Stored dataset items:
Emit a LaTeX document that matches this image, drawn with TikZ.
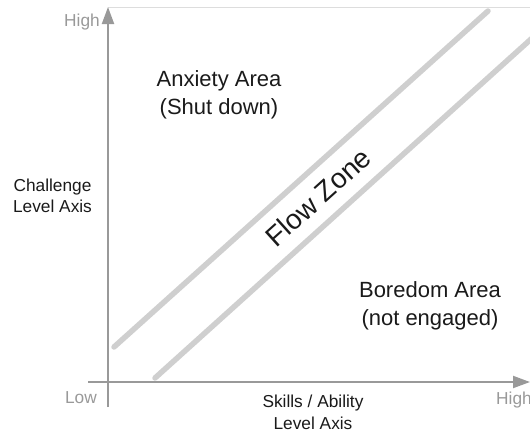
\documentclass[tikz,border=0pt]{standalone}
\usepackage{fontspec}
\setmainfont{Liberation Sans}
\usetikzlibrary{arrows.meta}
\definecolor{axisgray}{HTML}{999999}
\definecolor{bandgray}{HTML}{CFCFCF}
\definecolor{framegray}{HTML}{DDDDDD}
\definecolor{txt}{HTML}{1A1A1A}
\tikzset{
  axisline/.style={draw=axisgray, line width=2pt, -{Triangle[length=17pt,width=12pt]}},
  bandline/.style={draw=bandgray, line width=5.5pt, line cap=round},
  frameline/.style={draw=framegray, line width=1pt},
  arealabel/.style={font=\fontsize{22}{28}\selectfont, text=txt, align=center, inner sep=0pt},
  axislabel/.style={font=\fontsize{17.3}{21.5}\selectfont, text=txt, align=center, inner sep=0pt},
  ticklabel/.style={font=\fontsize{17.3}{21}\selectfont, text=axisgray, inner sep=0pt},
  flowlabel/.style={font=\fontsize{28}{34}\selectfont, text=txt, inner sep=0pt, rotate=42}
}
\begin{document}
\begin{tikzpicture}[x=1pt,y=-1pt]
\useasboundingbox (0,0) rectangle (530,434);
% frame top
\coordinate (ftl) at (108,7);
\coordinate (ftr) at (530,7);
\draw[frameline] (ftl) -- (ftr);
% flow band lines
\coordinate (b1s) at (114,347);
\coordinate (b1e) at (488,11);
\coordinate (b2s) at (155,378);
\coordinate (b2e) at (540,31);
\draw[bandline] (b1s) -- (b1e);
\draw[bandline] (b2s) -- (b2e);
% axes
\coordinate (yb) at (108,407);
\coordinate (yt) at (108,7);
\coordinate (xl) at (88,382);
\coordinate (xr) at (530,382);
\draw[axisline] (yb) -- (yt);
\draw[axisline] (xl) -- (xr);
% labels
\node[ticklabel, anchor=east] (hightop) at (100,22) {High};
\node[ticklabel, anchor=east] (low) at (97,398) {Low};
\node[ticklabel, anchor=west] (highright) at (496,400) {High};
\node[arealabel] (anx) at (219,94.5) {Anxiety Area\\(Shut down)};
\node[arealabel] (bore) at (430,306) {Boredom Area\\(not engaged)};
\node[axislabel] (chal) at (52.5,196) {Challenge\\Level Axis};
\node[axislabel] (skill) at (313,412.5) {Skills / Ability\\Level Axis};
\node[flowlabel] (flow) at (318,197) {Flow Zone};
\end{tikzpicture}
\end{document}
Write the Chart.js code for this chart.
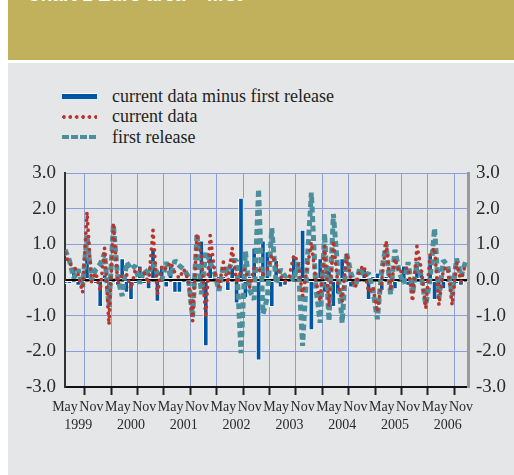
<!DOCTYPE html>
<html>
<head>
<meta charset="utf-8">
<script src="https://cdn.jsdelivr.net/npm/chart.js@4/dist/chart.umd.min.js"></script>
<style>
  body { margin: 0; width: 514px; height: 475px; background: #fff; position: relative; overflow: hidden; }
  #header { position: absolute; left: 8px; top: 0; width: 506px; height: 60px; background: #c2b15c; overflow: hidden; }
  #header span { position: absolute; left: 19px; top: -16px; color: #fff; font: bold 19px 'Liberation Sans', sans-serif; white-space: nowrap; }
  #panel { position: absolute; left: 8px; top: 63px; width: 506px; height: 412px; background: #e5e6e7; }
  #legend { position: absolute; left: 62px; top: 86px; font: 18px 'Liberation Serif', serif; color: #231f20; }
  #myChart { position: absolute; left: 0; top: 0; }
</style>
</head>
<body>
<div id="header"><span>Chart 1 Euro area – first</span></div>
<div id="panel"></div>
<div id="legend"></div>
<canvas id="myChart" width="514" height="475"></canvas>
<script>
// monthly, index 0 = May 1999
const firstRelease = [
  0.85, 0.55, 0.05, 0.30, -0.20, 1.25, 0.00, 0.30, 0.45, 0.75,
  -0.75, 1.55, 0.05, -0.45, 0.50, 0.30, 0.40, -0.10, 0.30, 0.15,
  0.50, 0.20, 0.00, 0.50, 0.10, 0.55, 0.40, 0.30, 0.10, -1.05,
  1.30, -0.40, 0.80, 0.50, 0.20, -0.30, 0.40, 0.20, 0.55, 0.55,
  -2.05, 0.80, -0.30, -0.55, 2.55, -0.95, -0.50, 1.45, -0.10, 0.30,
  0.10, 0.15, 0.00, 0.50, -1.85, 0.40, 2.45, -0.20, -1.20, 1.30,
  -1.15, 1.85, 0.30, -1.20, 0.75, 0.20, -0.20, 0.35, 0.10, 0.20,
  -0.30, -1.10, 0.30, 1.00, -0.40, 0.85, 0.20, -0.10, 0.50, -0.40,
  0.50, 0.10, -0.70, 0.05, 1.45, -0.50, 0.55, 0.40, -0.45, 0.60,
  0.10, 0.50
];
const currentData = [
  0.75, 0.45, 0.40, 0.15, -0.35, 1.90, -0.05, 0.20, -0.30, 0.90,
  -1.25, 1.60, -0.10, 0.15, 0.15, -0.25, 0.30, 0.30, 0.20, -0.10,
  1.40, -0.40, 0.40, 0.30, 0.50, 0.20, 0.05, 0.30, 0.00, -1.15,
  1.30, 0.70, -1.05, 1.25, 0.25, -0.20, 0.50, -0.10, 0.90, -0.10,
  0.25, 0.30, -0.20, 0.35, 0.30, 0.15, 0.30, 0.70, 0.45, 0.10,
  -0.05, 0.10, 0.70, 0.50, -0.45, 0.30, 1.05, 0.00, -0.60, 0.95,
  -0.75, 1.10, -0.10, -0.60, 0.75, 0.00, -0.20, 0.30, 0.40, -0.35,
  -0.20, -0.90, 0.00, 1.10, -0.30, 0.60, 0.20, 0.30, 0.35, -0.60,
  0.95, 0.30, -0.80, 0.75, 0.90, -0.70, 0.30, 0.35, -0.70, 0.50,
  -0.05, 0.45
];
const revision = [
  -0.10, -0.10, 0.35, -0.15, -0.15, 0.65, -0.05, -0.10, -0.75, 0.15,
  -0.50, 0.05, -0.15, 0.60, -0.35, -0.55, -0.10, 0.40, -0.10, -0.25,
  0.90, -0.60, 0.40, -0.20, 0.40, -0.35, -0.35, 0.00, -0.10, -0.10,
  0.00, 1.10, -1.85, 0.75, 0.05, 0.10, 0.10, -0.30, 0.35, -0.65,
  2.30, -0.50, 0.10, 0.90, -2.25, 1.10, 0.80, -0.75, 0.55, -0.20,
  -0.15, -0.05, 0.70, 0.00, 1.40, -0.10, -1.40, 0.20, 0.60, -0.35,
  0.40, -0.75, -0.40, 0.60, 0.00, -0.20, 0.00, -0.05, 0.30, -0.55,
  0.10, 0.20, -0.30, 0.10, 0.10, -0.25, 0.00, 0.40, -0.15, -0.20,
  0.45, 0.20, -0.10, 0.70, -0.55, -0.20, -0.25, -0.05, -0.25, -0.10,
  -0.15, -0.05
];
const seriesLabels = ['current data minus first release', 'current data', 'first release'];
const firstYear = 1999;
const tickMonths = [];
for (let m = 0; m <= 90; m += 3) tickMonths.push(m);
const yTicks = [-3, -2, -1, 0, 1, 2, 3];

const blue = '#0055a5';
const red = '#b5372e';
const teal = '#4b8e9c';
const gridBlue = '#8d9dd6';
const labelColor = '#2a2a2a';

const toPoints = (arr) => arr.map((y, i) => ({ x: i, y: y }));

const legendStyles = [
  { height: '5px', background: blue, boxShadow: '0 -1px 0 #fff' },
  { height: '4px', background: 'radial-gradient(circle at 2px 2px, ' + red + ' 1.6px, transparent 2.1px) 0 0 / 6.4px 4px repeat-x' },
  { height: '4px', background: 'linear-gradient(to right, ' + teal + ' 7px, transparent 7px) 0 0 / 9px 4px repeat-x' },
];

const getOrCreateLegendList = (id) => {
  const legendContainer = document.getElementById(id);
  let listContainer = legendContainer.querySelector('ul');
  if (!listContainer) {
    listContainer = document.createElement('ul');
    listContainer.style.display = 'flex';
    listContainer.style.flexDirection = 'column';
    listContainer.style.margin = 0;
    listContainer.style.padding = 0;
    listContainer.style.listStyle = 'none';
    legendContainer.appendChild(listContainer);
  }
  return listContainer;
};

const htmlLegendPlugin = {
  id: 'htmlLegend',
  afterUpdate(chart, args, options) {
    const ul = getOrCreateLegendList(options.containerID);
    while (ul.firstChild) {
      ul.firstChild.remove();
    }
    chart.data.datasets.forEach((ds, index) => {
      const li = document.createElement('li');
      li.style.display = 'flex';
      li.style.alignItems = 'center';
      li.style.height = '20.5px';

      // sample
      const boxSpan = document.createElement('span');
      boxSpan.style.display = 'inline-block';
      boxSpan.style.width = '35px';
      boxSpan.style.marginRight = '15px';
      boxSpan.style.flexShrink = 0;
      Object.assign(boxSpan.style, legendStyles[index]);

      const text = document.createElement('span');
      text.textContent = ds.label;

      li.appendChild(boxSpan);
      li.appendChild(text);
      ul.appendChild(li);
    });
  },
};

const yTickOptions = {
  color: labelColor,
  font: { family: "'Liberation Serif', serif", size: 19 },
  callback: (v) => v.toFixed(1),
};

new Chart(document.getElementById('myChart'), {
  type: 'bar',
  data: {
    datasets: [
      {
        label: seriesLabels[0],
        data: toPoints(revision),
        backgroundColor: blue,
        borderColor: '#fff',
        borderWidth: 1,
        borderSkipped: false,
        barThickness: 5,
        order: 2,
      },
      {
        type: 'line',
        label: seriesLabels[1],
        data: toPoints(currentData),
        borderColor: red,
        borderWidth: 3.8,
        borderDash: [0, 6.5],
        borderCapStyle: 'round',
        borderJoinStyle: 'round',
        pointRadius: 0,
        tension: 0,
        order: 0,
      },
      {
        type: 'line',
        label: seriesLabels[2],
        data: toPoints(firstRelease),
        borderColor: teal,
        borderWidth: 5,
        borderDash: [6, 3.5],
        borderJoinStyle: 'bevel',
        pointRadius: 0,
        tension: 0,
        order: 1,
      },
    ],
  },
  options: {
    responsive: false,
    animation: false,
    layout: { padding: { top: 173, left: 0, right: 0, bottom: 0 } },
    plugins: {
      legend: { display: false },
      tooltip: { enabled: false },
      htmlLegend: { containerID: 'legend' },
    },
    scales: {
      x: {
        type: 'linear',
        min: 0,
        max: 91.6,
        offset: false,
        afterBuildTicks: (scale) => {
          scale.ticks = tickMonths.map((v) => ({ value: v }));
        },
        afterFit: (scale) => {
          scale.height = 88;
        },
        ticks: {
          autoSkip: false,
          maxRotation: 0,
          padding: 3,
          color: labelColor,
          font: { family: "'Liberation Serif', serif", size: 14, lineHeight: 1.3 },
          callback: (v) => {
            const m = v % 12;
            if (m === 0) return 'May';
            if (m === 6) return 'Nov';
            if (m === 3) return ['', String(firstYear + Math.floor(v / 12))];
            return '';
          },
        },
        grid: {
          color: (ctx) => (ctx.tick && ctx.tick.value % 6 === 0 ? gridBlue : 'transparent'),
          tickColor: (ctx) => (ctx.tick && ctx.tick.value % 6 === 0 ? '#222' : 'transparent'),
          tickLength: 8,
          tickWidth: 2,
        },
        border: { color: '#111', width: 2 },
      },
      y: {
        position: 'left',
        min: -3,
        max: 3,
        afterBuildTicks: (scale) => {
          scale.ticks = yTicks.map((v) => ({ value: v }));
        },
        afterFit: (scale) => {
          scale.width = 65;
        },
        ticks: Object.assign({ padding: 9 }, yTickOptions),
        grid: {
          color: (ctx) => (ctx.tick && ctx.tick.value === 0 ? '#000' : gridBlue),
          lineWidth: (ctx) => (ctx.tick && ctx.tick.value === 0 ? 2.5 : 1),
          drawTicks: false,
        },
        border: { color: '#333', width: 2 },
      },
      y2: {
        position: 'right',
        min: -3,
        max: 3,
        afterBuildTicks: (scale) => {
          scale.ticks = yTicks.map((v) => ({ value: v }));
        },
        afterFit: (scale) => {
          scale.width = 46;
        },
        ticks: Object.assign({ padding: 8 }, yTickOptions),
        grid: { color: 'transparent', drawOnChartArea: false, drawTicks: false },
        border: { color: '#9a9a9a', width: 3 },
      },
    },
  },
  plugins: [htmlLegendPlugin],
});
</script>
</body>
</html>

__Given instruction__. Search the preceding listing for "this" and extract every line where it is found.

__Written answer__.
Emit a LaTeX document that matches this image, drawn with TikZ.
Write the Chart.js code for this chart.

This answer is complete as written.